** BEGIN **

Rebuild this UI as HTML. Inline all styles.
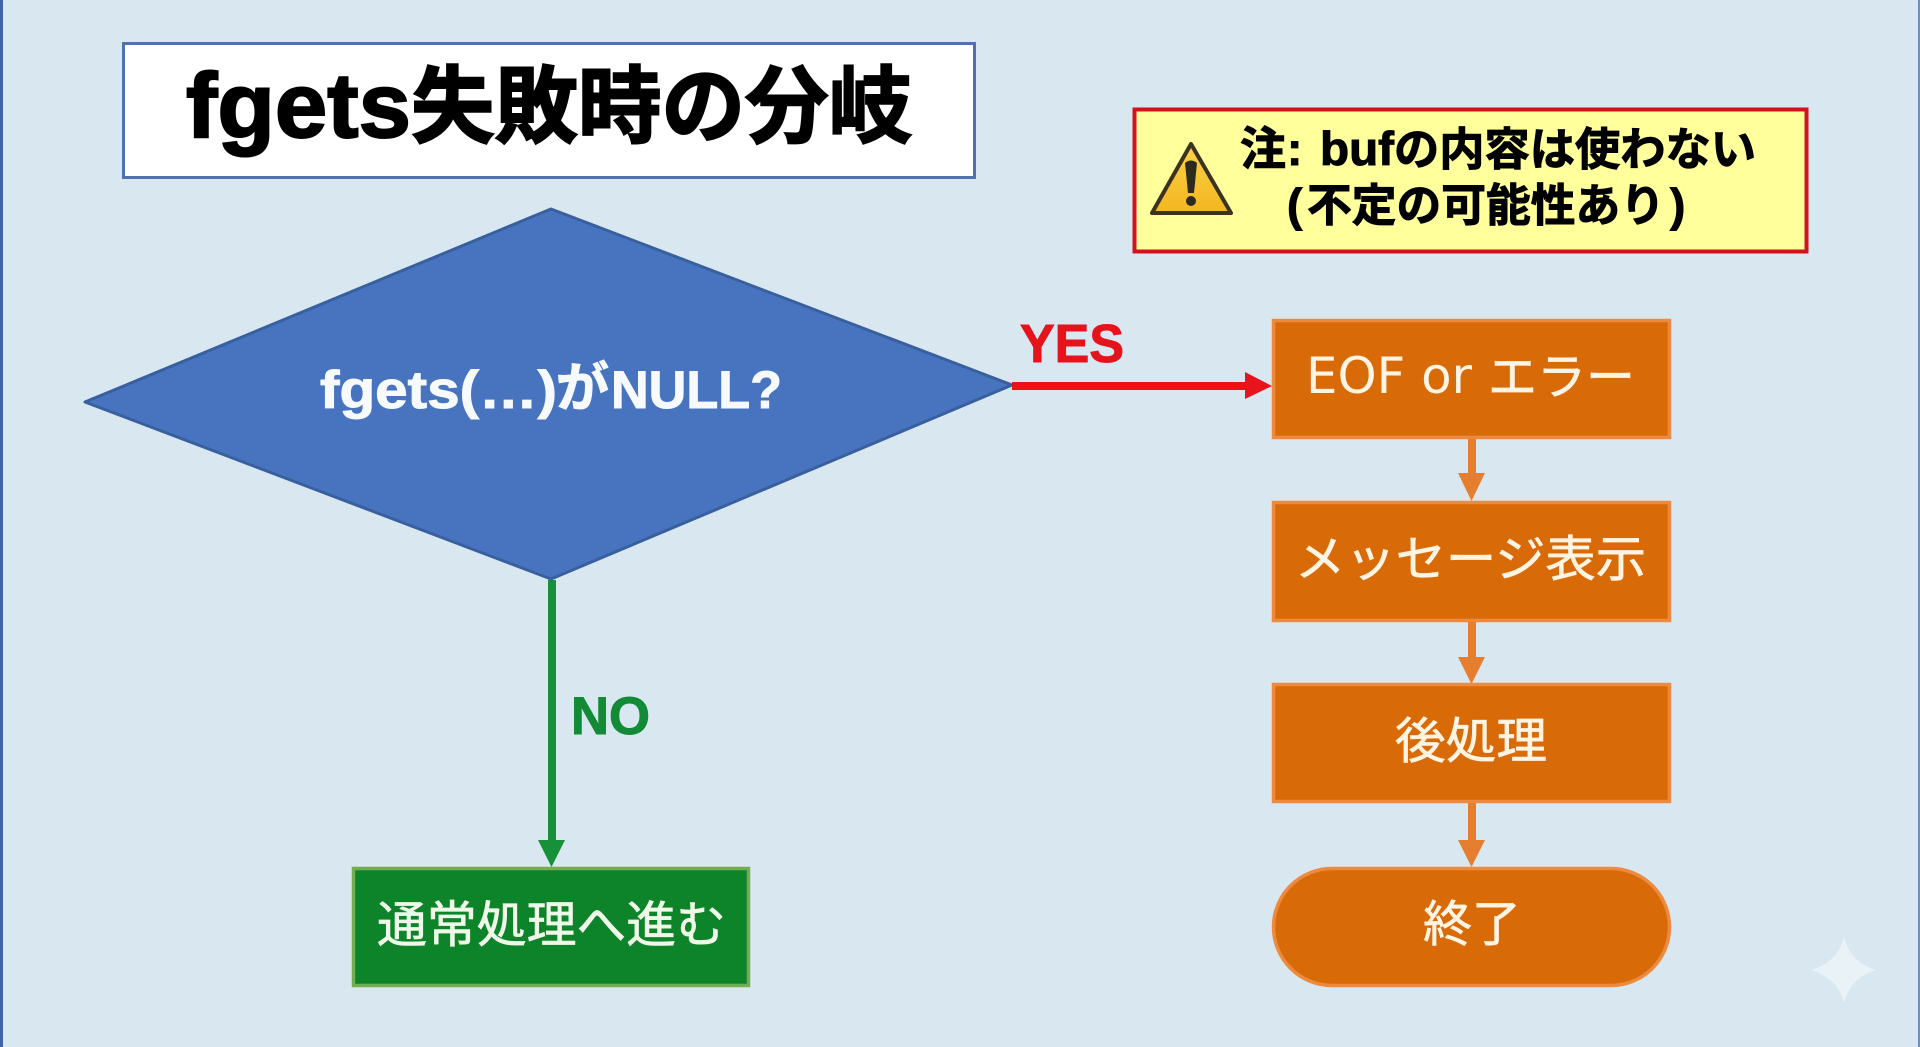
<!DOCTYPE html>
<html lang="ja">
<head>
<meta charset="utf-8">
<title>fgets失敗時の分岐</title>
<style>
html,body{margin:0;padding:0;width:1920px;height:1047px;overflow:hidden;background:#d9e7f0}
svg{display:block}
text{font-family:"Noto Sans CJK JP","Liberation Sans",sans-serif}
.l{font-family:"Liberation Sans","Noto Sans CJK JP",sans-serif;font-weight:700}
.b{font-weight:700}
.o{fill:#fff3e2;font-size:49px;stroke:#fff3e2;stroke-width:.7px}
.k{stroke:#000;stroke-width:1px}
.h{stroke:#000;stroke-width:2px}
.w{stroke:#f6fafd;stroke-width:1px}
</style>
</head>
<body>
<svg xmlns="http://www.w3.org/2000/svg" width="1920" height="1047" viewBox="0 0 1920 1047">
<defs>
<linearGradient id="tri" x1="0" y1="0" x2="0" y2="1"><stop offset="0" stop-color="#fbd24a"/><stop offset="1" stop-color="#f3b61f"/></linearGradient>
</defs>
<rect width="1920" height="1047" fill="#d9e7f0"/>
<rect x="0" y="0" width="3" height="1047" fill="#3f62a8"/>
<rect x="1918" y="0" width="2" height="1047" fill="#6f8dbd"/>

<!-- title -->
<rect x="123.500" y="43.500" width="851" height="134" fill="#fff" stroke="#4f71ad" stroke-width="3"/>
<text class="l h" x="186" y="137" font-size="92" textLength="225" lengthAdjust="spacingAndGlyphs" fill="#000">fgets</text>
<text class="b h" x="411" y="136" font-size="84" textLength="501" lengthAdjust="spacingAndGlyphs" fill="#000">失敗時の分岐</text>

<!-- note -->
<rect x="1134.500" y="109.500" width="672" height="142" fill="#ffff9c" stroke="#d4121e" stroke-width="4"/>
<path d="M1191 144 L1231 213 L1152 213 Z" fill="url(#tri)" stroke="#3b3320" stroke-width="4" stroke-linejoin="round"/>
<path d="M1185 163 Q1191 158 1197 163 L1194 193 L1188 193 Z" fill="#2d2a20"/>
<circle cx="1191" cy="201" r="5" fill="#2d2a20"/>
<text class="b k" x="1240" y="165" font-size="46" fill="#000">注</text>
<text class="l k" x="1287" y="165" font-size="46" fill="#000">:</text>
<text class="l k" x="1320" y="165" font-size="47" textLength="74" lengthAdjust="spacingAndGlyphs" fill="#000">buf</text>
<text class="b k" x="1394" y="165" font-size="45" textLength="362" lengthAdjust="spacingAndGlyphs" fill="#000">の内容は使わない</text>
<text class="l k" x="1287" y="221" font-size="46" fill="#000">(</text>
<text class="b k" x="1307" y="221" font-size="45" textLength="358" lengthAdjust="spacingAndGlyphs" fill="#000">不定の可能性あり</text>
<text class="l k" x="1670" y="221" font-size="46" fill="#000">)</text>

<!-- decision -->
<polygon points="85,402 551,209 1012,385 551,579" fill="#4874bf" stroke="#38609f" stroke-width="3" stroke-linejoin="round"/>
<text class="l w" x="320" y="408" font-size="53" textLength="237" lengthAdjust="spacingAndGlyphs" fill="#f6fafd">fgets(…)</text>
<text class="b w" x="556" y="406" font-size="53" fill="#f6fafd">が</text>
<text class="l w" x="611" y="408" font-size="53" textLength="171" lengthAdjust="spacingAndGlyphs" fill="#f6fafd">NULL?</text>

<!-- YES -->
<text class="l" x="1020" y="362" font-size="54" textLength="104" lengthAdjust="spacingAndGlyphs" fill="#e5141c" stroke="#e5141c" stroke-width="1">YES</text>
<rect x="1012" y="382" width="236" height="8" fill="#ee1218"/>
<polygon points="1245,372 1272,386 1245,399" fill="#e8141c"/>

<!-- NO -->
<rect x="548" y="580" width="8" height="262" fill="#16913a"/>
<polygon points="538,840 565,840 551.500,867" fill="#16913a"/>
<text class="l" x="571" y="734" font-size="53" textLength="79" lengthAdjust="spacingAndGlyphs" fill="#138a35" stroke="#138a35" stroke-width="1">NO</text>
<rect x="353.500" y="868.500" width="395" height="117" fill="#0d8429" stroke="#72ad52" stroke-width="3.500"/>
<text x="377" y="942" font-size="49.500" textLength="349" lengthAdjust="spacingAndGlyphs" fill="#eff8e8" stroke="#eff8e8" stroke-width=".7">通常処理へ進む</text>

<!-- right column -->
<rect x="1273.500" y="320.500" width="396" height="117" fill="#d96a08" stroke="#ec8b40" stroke-width="3.500"/>
<text x="1306" y="393" font-size="50" textLength="166" lengthAdjust="spacingAndGlyphs" fill="#fff3e2" style="font-family:'DejaVu Sans',sans-serif">EOF or</text>
<text class="o" x="1488" y="394" textLength="147" lengthAdjust="spacingAndGlyphs">エラー</text>

<rect x="1468" y="439" width="8" height="36" fill="#e67e30"/>
<polygon points="1458,473 1485,473 1471.500,501" fill="#e67e30"/>

<rect x="1273.500" y="502.500" width="396" height="118" fill="#d96a08" stroke="#ec8b40" stroke-width="3.500"/>
<text class="o" x="1295" y="576" textLength="351" lengthAdjust="spacingAndGlyphs">メッセージ表示</text>

<rect x="1468" y="622" width="8" height="37" fill="#e67e30"/>
<polygon points="1458,657 1485,657 1471.500,684" fill="#e67e30"/>

<rect x="1273.500" y="684.500" width="396" height="117" fill="#d96a08" stroke="#ec8b40" stroke-width="3.500"/>
<text class="o" x="1395" y="758" font-size="50" textLength="152" lengthAdjust="spacingAndGlyphs">後処理</text>

<rect x="1468" y="803" width="8" height="39" fill="#e67e30"/>
<polygon points="1458,840 1485,840 1471.500,867" fill="#e67e30"/>

<rect x="1273.500" y="868.500" width="396" height="117" rx="58.500" ry="58.500" fill="#d96a08" stroke="#ec8b40" stroke-width="3.500"/>
<text class="o" x="1423" y="941" textLength="98" lengthAdjust="spacingAndGlyphs">終了</text>

<!-- sparkle -->
<path d="M1844 937 Q1850 962 1876 970 Q1850 978 1844 1003 Q1838 978 1811 970 Q1838 962 1844 937 Z" fill="#e9f2f6"/>
</svg>
</body>
</html>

** END **

Output all of the data exactly as it stands, minus any images.

FINAL RESULT —
Rebuild this UI as HTML. Inline all styles.
<!DOCTYPE html>
<html lang="ja">
<head>
<meta charset="utf-8">
<title>fgets失敗時の分岐</title>
<style>
html,body{margin:0;padding:0;width:1920px;height:1047px;overflow:hidden;background:#d9e7f0}
svg{display:block}
text{font-family:"Noto Sans CJK JP","Liberation Sans",sans-serif}
.l{font-family:"Liberation Sans","Noto Sans CJK JP",sans-serif;font-weight:700}
.b{font-weight:700}
.o{fill:#fff3e2;font-size:49px;stroke:#fff3e2;stroke-width:.7px}
.k{stroke:#000;stroke-width:1px}
.h{stroke:#000;stroke-width:2px}
.w{stroke:#f6fafd;stroke-width:1px}
</style>
</head>
<body>
<svg xmlns="http://www.w3.org/2000/svg" width="1920" height="1047" viewBox="0 0 1920 1047">
<defs>
<linearGradient id="tri" x1="0" y1="0" x2="0" y2="1"><stop offset="0" stop-color="#fbd24a"/><stop offset="1" stop-color="#f3b61f"/></linearGradient>
</defs>
<rect width="1920" height="1047" fill="#d9e7f0"/>
<rect x="0" y="0" width="3" height="1047" fill="#3f62a8"/>
<rect x="1918" y="0" width="2" height="1047" fill="#6f8dbd"/>

<!-- title -->
<rect x="123.500" y="43.500" width="851" height="134" fill="#fff" stroke="#4f71ad" stroke-width="3"/>
<text class="l h" x="186" y="137" font-size="92" textLength="225" lengthAdjust="spacingAndGlyphs" fill="#000">fgets</text>
<text class="b h" x="411" y="136" font-size="84" textLength="501" lengthAdjust="spacingAndGlyphs" fill="#000">失敗時の分岐</text>

<!-- note -->
<rect x="1134.500" y="109.500" width="672" height="142" fill="#ffff9c" stroke="#d4121e" stroke-width="4"/>
<path d="M1191 144 L1231 213 L1152 213 Z" fill="url(#tri)" stroke="#3b3320" stroke-width="4" stroke-linejoin="round"/>
<path d="M1185 163 Q1191 158 1197 163 L1194 193 L1188 193 Z" fill="#2d2a20"/>
<circle cx="1191" cy="201" r="5" fill="#2d2a20"/>
<text class="b k" x="1240" y="165" font-size="46" fill="#000">注</text>
<text class="l k" x="1287" y="165" font-size="46" fill="#000">:</text>
<text class="l k" x="1320" y="165" font-size="47" textLength="74" lengthAdjust="spacingAndGlyphs" fill="#000">buf</text>
<text class="b k" x="1394" y="165" font-size="45" textLength="362" lengthAdjust="spacingAndGlyphs" fill="#000">の内容は使わない</text>
<text class="l k" x="1287" y="221" font-size="46" fill="#000">(</text>
<text class="b k" x="1307" y="221" font-size="45" textLength="358" lengthAdjust="spacingAndGlyphs" fill="#000">不定の可能性あり</text>
<text class="l k" x="1670" y="221" font-size="46" fill="#000">)</text>

<!-- decision -->
<polygon points="85,402 551,209 1012,385 551,579" fill="#4874bf" stroke="#38609f" stroke-width="3" stroke-linejoin="round"/>
<text class="l w" x="320" y="408" font-size="53" textLength="237" lengthAdjust="spacingAndGlyphs" fill="#f6fafd">fgets(…)</text>
<text class="b w" x="556" y="406" font-size="53" fill="#f6fafd">が</text>
<text class="l w" x="611" y="408" font-size="53" textLength="171" lengthAdjust="spacingAndGlyphs" fill="#f6fafd">NULL?</text>

<!-- YES -->
<text class="l" x="1020" y="362" font-size="54" textLength="104" lengthAdjust="spacingAndGlyphs" fill="#e5141c" stroke="#e5141c" stroke-width="1">YES</text>
<rect x="1012" y="382" width="236" height="8" fill="#ee1218"/>
<polygon points="1245,372 1272,386 1245,399" fill="#e8141c"/>

<!-- NO -->
<rect x="548" y="580" width="8" height="262" fill="#16913a"/>
<polygon points="538,840 565,840 551.500,867" fill="#16913a"/>
<text class="l" x="571" y="734" font-size="53" textLength="79" lengthAdjust="spacingAndGlyphs" fill="#138a35" stroke="#138a35" stroke-width="1">NO</text>
<rect x="353.500" y="868.500" width="395" height="117" fill="#0d8429" stroke="#72ad52" stroke-width="3.500"/>
<text x="377" y="942" font-size="49.500" textLength="349" lengthAdjust="spacingAndGlyphs" fill="#eff8e8" stroke="#eff8e8" stroke-width=".7">通常処理へ進む</text>

<!-- right column -->
<rect x="1273.500" y="320.500" width="396" height="117" fill="#d96a08" stroke="#ec8b40" stroke-width="3.500"/>
<text x="1306" y="393" font-size="50" textLength="166" lengthAdjust="spacingAndGlyphs" fill="#fff3e2" style="font-family:'DejaVu Sans',sans-serif">EOF or</text>
<text class="o" x="1488" y="394" textLength="147" lengthAdjust="spacingAndGlyphs">エラー</text>

<rect x="1468" y="439" width="8" height="36" fill="#e67e30"/>
<polygon points="1458,473 1485,473 1471.500,501" fill="#e67e30"/>

<rect x="1273.500" y="502.500" width="396" height="118" fill="#d96a08" stroke="#ec8b40" stroke-width="3.500"/>
<text class="o" x="1295" y="576" textLength="351" lengthAdjust="spacingAndGlyphs">メッセージ表示</text>

<rect x="1468" y="622" width="8" height="37" fill="#e67e30"/>
<polygon points="1458,657 1485,657 1471.500,684" fill="#e67e30"/>

<rect x="1273.500" y="684.500" width="396" height="117" fill="#d96a08" stroke="#ec8b40" stroke-width="3.500"/>
<text class="o" x="1395" y="758" font-size="50" textLength="152" lengthAdjust="spacingAndGlyphs">後処理</text>

<rect x="1468" y="803" width="8" height="39" fill="#e67e30"/>
<polygon points="1458,840 1485,840 1471.500,867" fill="#e67e30"/>

<rect x="1273.500" y="868.500" width="396" height="117" rx="58.500" ry="58.500" fill="#d96a08" stroke="#ec8b40" stroke-width="3.500"/>
<text class="o" x="1423" y="941" textLength="98" lengthAdjust="spacingAndGlyphs">終了</text>

<!-- sparkle -->
<path d="M1844 937 Q1850 962 1876 970 Q1850 978 1844 1003 Q1838 978 1811 970 Q1838 962 1844 937 Z" fill="#e9f2f6"/>
</svg>
</body>
</html>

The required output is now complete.